Transformation of amorphous carbon clusters to fullerenes

TL;DR

This study uses molecular dynamics simulations to investigate how amorphous carbon clusters transform into fullerenes, revealing a two-stage process involving shell formation and defect analysis, with some structures forming defect-free cages.

Contribution

It provides detailed insight into the step-by-step transformation process and identifies conditions under which defect-free fullerenes can form directly from amorphous carbon.

Findings

Fullerene formation occurs in two stages: shell formation and chain insertion.

Defects such as 7-membered rings and single-coordinated atoms are observed.

Some fullerenes are formed without any defects, indicating defect-free cages can form directly.

Abstract

Transformation of amorphous carbon clusters into fullerenes under high temperature is studied using molecular dynamics simulations at microsecond times.
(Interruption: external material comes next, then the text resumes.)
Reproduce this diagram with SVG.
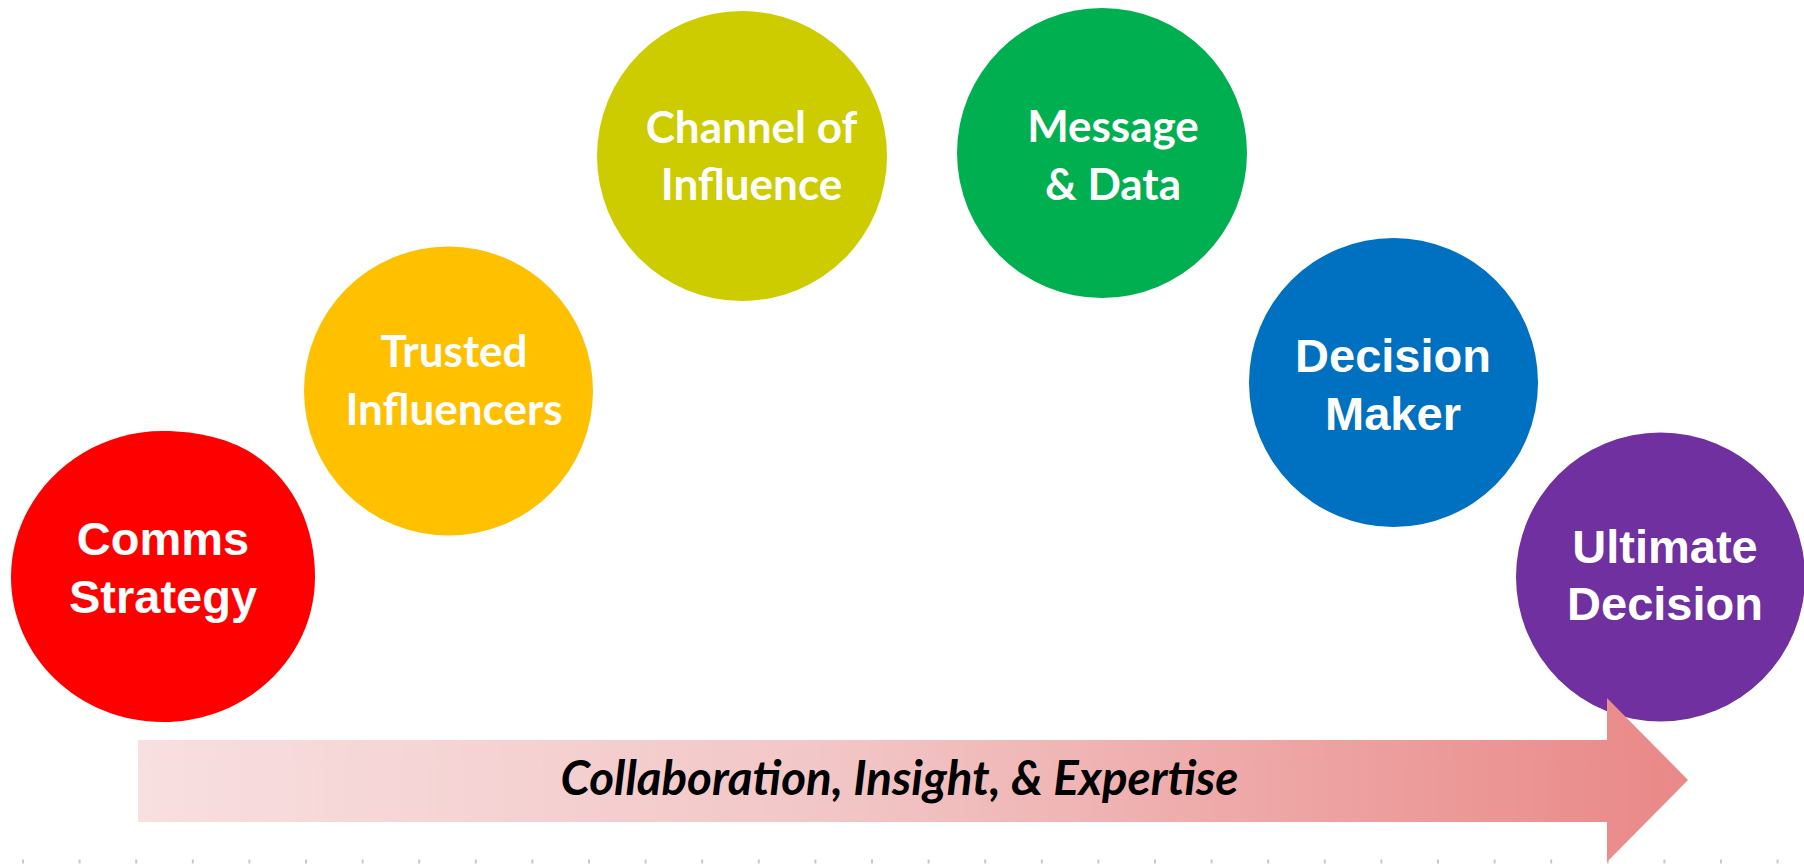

Based on the analysis of both structure and energy of the system, it is found that fullerene formation occurs in two stages. Firstly, fast transformation of the initial amorphous structure into a hollow sp$^2$ shell with a few chains attached occurs with a considerable decrease of the potential energy and the number of atoms belonging to chains and to the amorphous domain. Then, insertion of remaining carbon chains into the sp$^2$ network takes place at the same time with the fullerene shell formation. Two types of defects remaining after the formation of the fullerene shell are revealed: 7-membered rings and single one-coordinated atoms. One of the fullerene structures obtained contains no defects at all, which demonstrates that defect-free carbon cages can be occasionally formed from amorphous precursors directly without defect healing. No structural changes are observed after the fullerene formation, suggesting that defect healing is a slow process in comparison with the fullerene shell formation. The schemes of the revealed reactions of chain atoms insertion into the fullerene shell just before its completion are presented. The results of the performed simulations are summarized within the paradigm of fullerene formation due to selforganization of the carbon system.